Nobody in that world had any inclination to admire new recruits, or hold them in high-regard.
They, “the authorities” were civil to us at times, they fed us, gave us ammunition, sometimes there were some kind words, but we never felt admired, or respected.

So next time, you hear the words, “You won’t get any respect from me,” ask questions! Well yeah, it’s tough, I know, but we are trying to be practical, aren’t we? Respect is often so abstract I like to break it up into bite-sized questions.

  1. Who are they, do these people, or does this person have any relevance in my life?
  2. Did I do something to elicit disrespect?
  3. Are they maybe confusing “respect” with “civility, and courtesy?” Simple good manners, yeah?
  4. Do they mean it, really deeply adhering to it, or are they just mouthing off, like so many people do?
  5. And lastly, what do you do? Do you fight back with all your might, or go the route that few travel, by asking, “Ok, fair enough, tell me why you say that? Explain it to me!” Few things are as valuable as not only defending your position, but instead lobbying the proverbial grenade back to the one who launched the attack, or the perceived attack. Allow them to figure out what they thought they had said to you!

Respect will remain a complicated construct.
But wait until we get to “equality,” and “rights.”

I have waded through many places where I saddled myself with so much guilt for not “respecting” people as I was led to believe I had to.
But in my reality, I could not bring myself to respect, or conversely, “deeply admire” what they did, in any context.

Unlearning is about discarding what you thought you knew about something, and it can start by just asking questions. Unlearning helps me get rid of unhealthy cliches.
Doing that can save you a lot of unsubstantiated guilt. Yep, it can create a happier you!
If we always go, “only according to the dictionary,” sure, we will be stuck with a language that does not evolve. And we might sound like AI. However, if there is no reasonable, or agreed-upon meaning we can attach to our words, and communication, we will only subscribe to the defintions of those who manage to scream the loudest.  And that is something I can’t respect. I will question it, and I will get rid of the guilt, and outdated, or irrelevant responses associated with it.

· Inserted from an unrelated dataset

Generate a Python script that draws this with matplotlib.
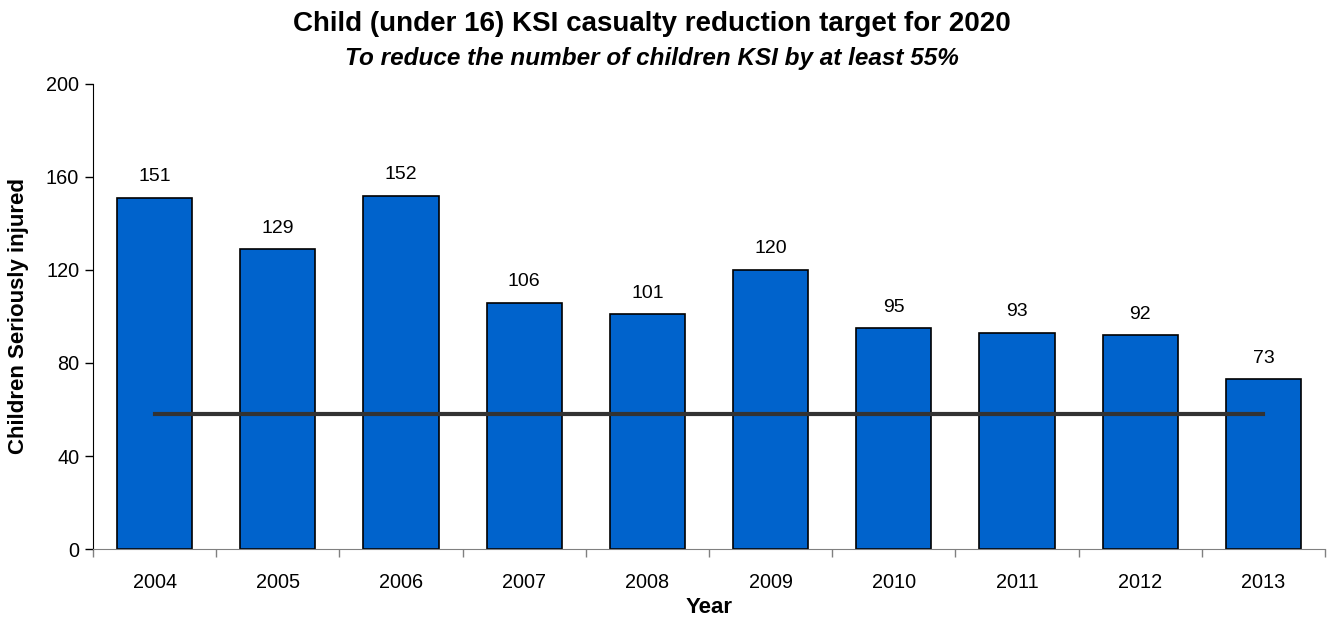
import matplotlib
matplotlib.use("Agg")
import matplotlib.pyplot as plt
import numpy as np

plt.rcParams['font.family'] = ['Liberation Sans', 'DejaVu Sans']

years = ['2004', '2005', '2006', '2007', '2008', '2009', '2010', '2011', '2012', '2013']
casualties = [151, 129, 152, 106, 101, 120, 95, 93, 92, 73]
target = 58
y_ticks = [0, 40, 80, 120, 160, 200]

fig = plt.figure(figsize=(13.33, 6.17), dpi=100)
ax = fig.add_axes([0.0698, 0.1102, 0.9242, 0.7537])

x = np.arange(len(years))
ax.bar(x, casualties, width=0.61, color='#0063CC', edgecolor='black', linewidth=1.2, zorder=2)
ax.plot([x[0], x[-1]], [target, target], color='#333333', linewidth=3, zorder=3)

for xi, v in zip(x, casualties):
    ax.annotate(str(v), (xi, v), xytext=(0, 9), textcoords='offset points',
                ha='center', va='bottom', fontsize=14)

ax.set_xlim(-0.5, len(years) - 0.5)
ax.set_ylim(0, 200)
ax.set_yticks(y_ticks)
ax.tick_params(axis='y', direction='out', length=6, width=1, labelsize=14.3, pad=4)

ax.set_xticks(x)
ax.set_xticklabels(years)
ax.set_xticks(np.arange(-0.5, len(years), 1.0), minor=True)
ax.tick_params(axis='x', which='major', length=0, labelsize=14.3, pad=17)
ax.tick_params(axis='x', which='minor', direction='out', length=6, width=1, color='#808080')

for side in ('top', 'right'):
    ax.spines[side].set_visible(False)
ax.spines['left'].set_color('black')
ax.spines['bottom'].set_color('#808080')

ax.set_ylabel('Children Seriously injured', fontsize=16, fontweight='bold', labelpad=12)
ax.set_xlabel('Year', fontsize=16, fontweight='bold', labelpad=4)

fig.text(0.4888, 1 - 24 / 617, 'Child (under 16) KSI casualty reduction target for 2020',
         ha='center', va='center', fontsize=20, fontweight='bold')
fig.text(0.4888, 1 - 59 / 617, 'To reduce the number of children KSI by at least 55%',
         ha='center', va='center', fontsize=17.5, fontweight='bold', fontstyle='italic')

fig.savefig('out.png', dpi=100)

Maybe you don’t want to go around saying, “I don’t respect you,” but starting to break apart, and re-evaluating the words you hear is a starting point for cruising through some scenarios a little bit easier. A simple technique I use is just this, asking, “Can I possibly say this with alternative words?” The corporal, back in that camp, also said this, “You will be recognized for achievements, and performance!” Sounded like corporate right? And never again was “respect” ever mentioned. But we performed, survived, and lived! The “alternative” words made sense back then!

Linguistically & Unlearlingly,
Matt
2025 02 23

Postscript. I don’t remember who is in the photo. But I do remember the dude who took the photo. He was the platoon photographer. I often thought he had it “easier,” as a detached observer of sorts, but he actually never got to express many of his own experiences, because he was always documenting the experiences of others, as unbiased as possible.